Cupid ain’t got nothin’ on my daughter

So, the first thing I’ve done this morning is help Linnae load her projectile shooter thingy she made at Explora yesterday so that she could shoot it down the stairs. They were studying transfer of energy, I think.

The smug victory in her voice as her device works is worth every penny we pay for those classes. She also made one for each of us because you never know when you might need a small projectile shooter. 😉


Cupid’s bow ain’t got nothin’ on this rubber band powered shooter. His aim might be better but she’s working on it 😉


The path to…

My husband and I were discussing how miserable our older daughter is in her pregnancy… I was going to try to articulate how pregnancy is truly something that proves a woman’s inner strength to herself and I commented:

“To me, pregnancy is -”

“A keyword for MADNESS!” interjected our seven year old, with fervent sincerety…

Apparently she misses nothing.

Comparative Religion, Lotaburger Style

Yesterday I heard the most interesting conversation between two workers at Lotaburger.

The girl was trying to explain Ash Wednesday to someone who didn’t grow up here in New Mexico.

Girl, perplexed: “Wait, you never heard of the ‘Catho-leek?'”

Guy, helpfully:  “Naw, man, when I first moved here and saw that sh** on people’s heads I was all like, what the f**?! What is this sh** on their heads?”

Girl, still perplexed: “Really? You never heard of the Catho-leek?”

Guy: “No, we never heard of the ‘Catho-leek’ (chuckles, so I guess he is poking fun at her pronunciation). Seriously though, where I grew up, man, we would walk around the village and ring a big ol’ bell. It was cool, all old and sh**. Like from when the English came. A big ol’ heavy a** bell. And then you could say the name of your family members who were gone and stuff but not the rest of the year. We would eat, too. It was like your day of the dead, here. But not that stuff on your head and sh**.”

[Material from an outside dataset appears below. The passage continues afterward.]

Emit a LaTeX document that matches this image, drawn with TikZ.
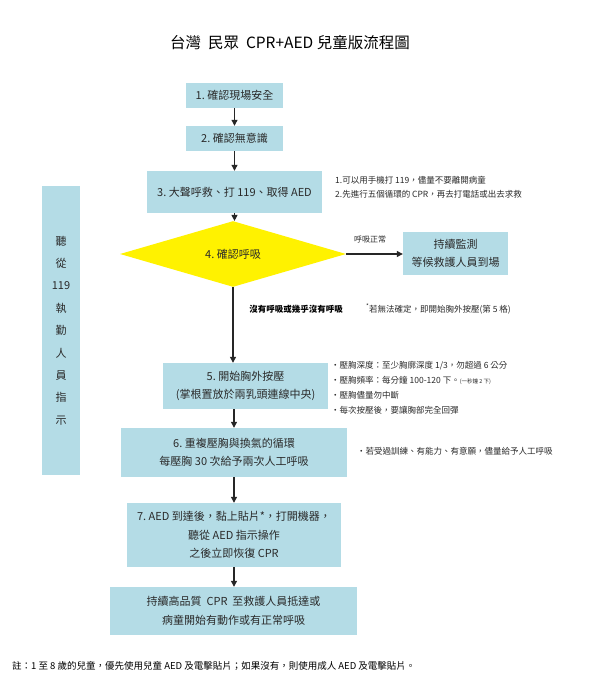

Girl, pondering: “Well, we like can’t eat meat on Fridays and stuff. But like, I can eat fish then. And I have to give stuff up. Because that’s what we do.”

Guy: “That’s cool, I can respect that. But you should just say you’re vegetarian, man. It’s less complicated.”

And that, my friends, is how these conversations should go.

Just looking, thanks

Sent The Yngrdottr down to the laundry room to get her clean clothes but I *said* “go down to the laundry basket and see if you have clean clothes in there.” So naturally she bebops back up and goes about her business. I said, wait, you didn’t have any clean laundry to put away? Of course she replied with “Ooooh, I thought you meant just LOOK.”

Hasty pudding!

Spoiler: this has nothing to do with pudding.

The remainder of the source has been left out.